Using Git Hooks on heterogenous repositories

I have had great luck with using git hooks to perform tool executions before commits or pushes. Running a linter on staged changes before the code is committed and verifying that tests run before the code is pushed makes it easier for developers to write clean code.

Doing this with heterogenous repositories, or repos which contain projects of different tech stacks, can be a bit daunting. The tools you want for one repository aren’t the tools you want for another.

How to “Hook”?

Hooks can be created directly in your repository following Git’s instructions. However, these scripts are seldom cross-OS compatible, so running your script will need some “help” in terms of compatibility. Additionally, the scripts themselves can be harder to find depending on your environment. VS Code, for example, hides the .git folder by default.

Having used NPM in the past, Husky has always been at the forefront of my mind when it comes to tooling around Git hooks. It helps by providing some cross-platform compatibility and easier visibility, as all scripts are in the .husky folder in your repository. However, it requires some things that a pure .Net developer may not have (like NPM or some other package manager).

In my current position, though, our front ends rely on either Angular or React Native, so the chance that our developers have NPM installed are 100%. With that in mind, I put some automated linting and building into our projects.

Linting Different Projects

For this article, assume I have a repository with the following outline:

  • docs/
    • General Markdown documentation
  • /source
    • frontend/ – .Net API project which hosts my SPA
    • ui/ – The SPA project (in my case, Angular)

I like lint-staged as a tool to execute linting on staged files. Why only staged files? Generally, large projects are going to have a legacy of files with formatting issues. Going all in and formatting everything all at once may not be possible. But if you format as you make changes, eventually most everything should be formatted well.

With the outline above, I want different tools to run based on which files need linted. For source/frontend, I want to use dotnet format, but for source/ui, I want to use ESLint and prettier.
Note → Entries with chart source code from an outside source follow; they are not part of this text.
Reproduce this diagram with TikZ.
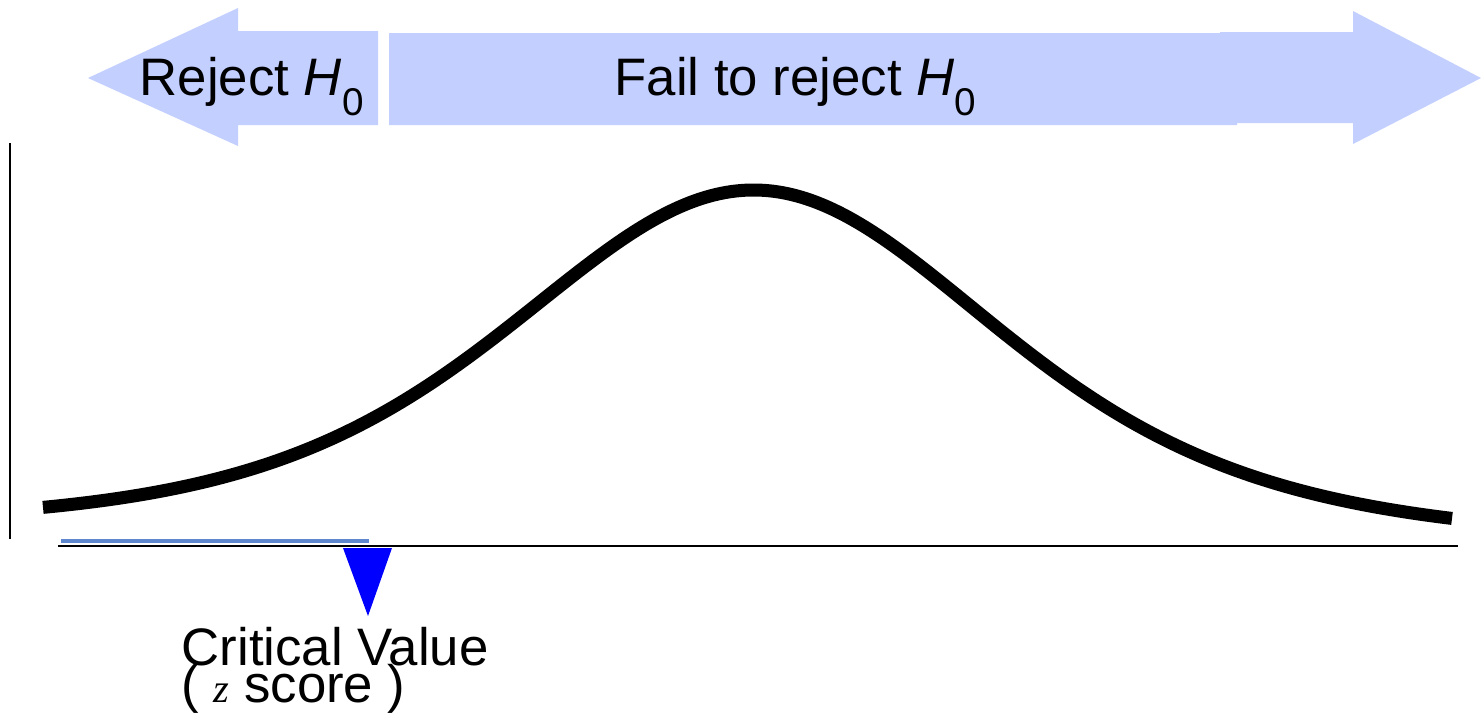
\documentclass[tikz,border=0pt]{standalone}
\usepackage{fontspec}
\setmainfont{Liberation Sans}
\newfontfamily\serifz{Liberation Serif}
\definecolor{arrowblue}{RGB}{195,207,255}
\definecolor{lineblue}{RGB}{95,135,205}
\definecolor{triblue}{RGB}{0,0,255}
\tikzset{
  bigtext/.style={inner sep=0pt, anchor=base west, font=\fontsize{15pt}{16pt}\selectfont},
  axisline/.style={line width=0.6pt, black},
  curveline/.style={line width=0.13cm, black}
}
\newcommand{\Hnull}{\textit{H}\raisebox{-5.7pt}{\fontsize{11pt}{12pt}\selectfont 0}}
\begin{document}
\begin{tikzpicture}[x=0.01cm, y=-0.01cm]
\useasboundingbox (0,0) rectangle (1481,714);
% arrows
\fill[arrowblue] (88,78) -- (238,8) -- (238,31) -- (378,31) -- (378,125) -- (238,125) -- (238,146) -- cycle;
\fill[arrowblue] (389,33) -- (1220,33) -- (1220,32) -- (1353,32) -- (1353,11) -- (1481,78) -- (1353,144) -- (1353,123) -- (1237,123) -- (1237,125) -- (389,125) -- cycle;
\node[bigtext] (rej) at (139,95) {Reject \Hnull};
\node[bigtext] (fail) at (614,95) {Fail to reject \Hnull};
% axes
\coordinate (vtop) at (10,143);
\coordinate (vbot) at (10,539);
\draw[axisline] (vtop) -- (vbot);
\coordinate (hl) at (58,546);
\coordinate (hr) at (1458,546);
\draw[axisline] (hl) -- (hr);
\coordinate (bl) at (61,541);
\coordinate (br) at (369,541);
\draw[lineblue, line width=1pt] (bl) -- (br);
% curve
\draw[curveline] plot[domain=43:1452, samples=300] (\x,{534+0.009*(\x-755)-344/(1+((\x-755)/254)^2/5)^3});
% critical value marker
\fill[triblue] (343,548) -- (392,548) -- (368,616) -- cycle;
\node[bigtext] (cv) at (181,665) {Critical Value};
\node[bigtext] (zs) at (181,702) {( {\serifz\fontsize{11.5pt}{12pt}\selectfont\itshape z} score )};
\end{tikzpicture}
\end{document}
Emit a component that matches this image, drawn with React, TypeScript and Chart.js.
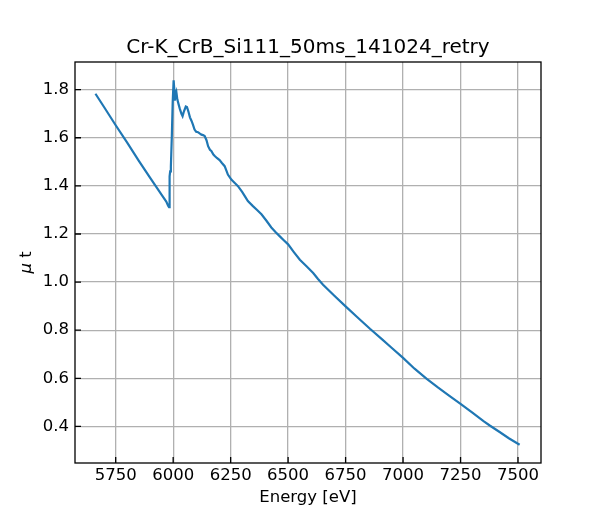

With lint-staged, you can configure individual folders using a configuration file. I was able to add a .lintstagedrc file in each folder, and specify the appropriate linter for the folder. for the .Net project:

    "*.cs": "dotnet format --include"

And for the Angular project:

    "*": ["prettier", "eslint --fix"]

Also, since I do have some documentation files, I added a .lintstagedrc file to the repository to run prettier on all my Markdown files.

    "*.md": "prettier"

A Note on Settings

Each linter has its own settings, so follow the instructions for whatever linter you may be running. Yes, I know, for the .Net project, I’m only running it on *.cs files. This may change in the future, but as of right now, I’m just getting to know what dotnet format does and how much I want to use it.

Setting Up the Hooks

The hooks are, in fact, very easy to configure: follow the instructions on getting started from Husky. The configured hooks for pre-commit and pre-push are below, respectively:

npx lint-staged --relative
dotnet build source/mySolution.sln

The pre-commit hook utilizes lint-staged to execute the appropriate linter. The pre-push hook simply runs a build of the solution which, because of Microsoft’s .esproj project type, means I get an NPM build and a .Net build in the same step.

What’s next?

I will be updating the pre-push hook to include testing for both the Angular app and the .Net API. The goal is to provide our teams with a template to write their own tests, and have those be executed before they push their code. This level of automation will help our engineers produce cleaner code from the start, alleviating the need for massive cleanup efforts down the line.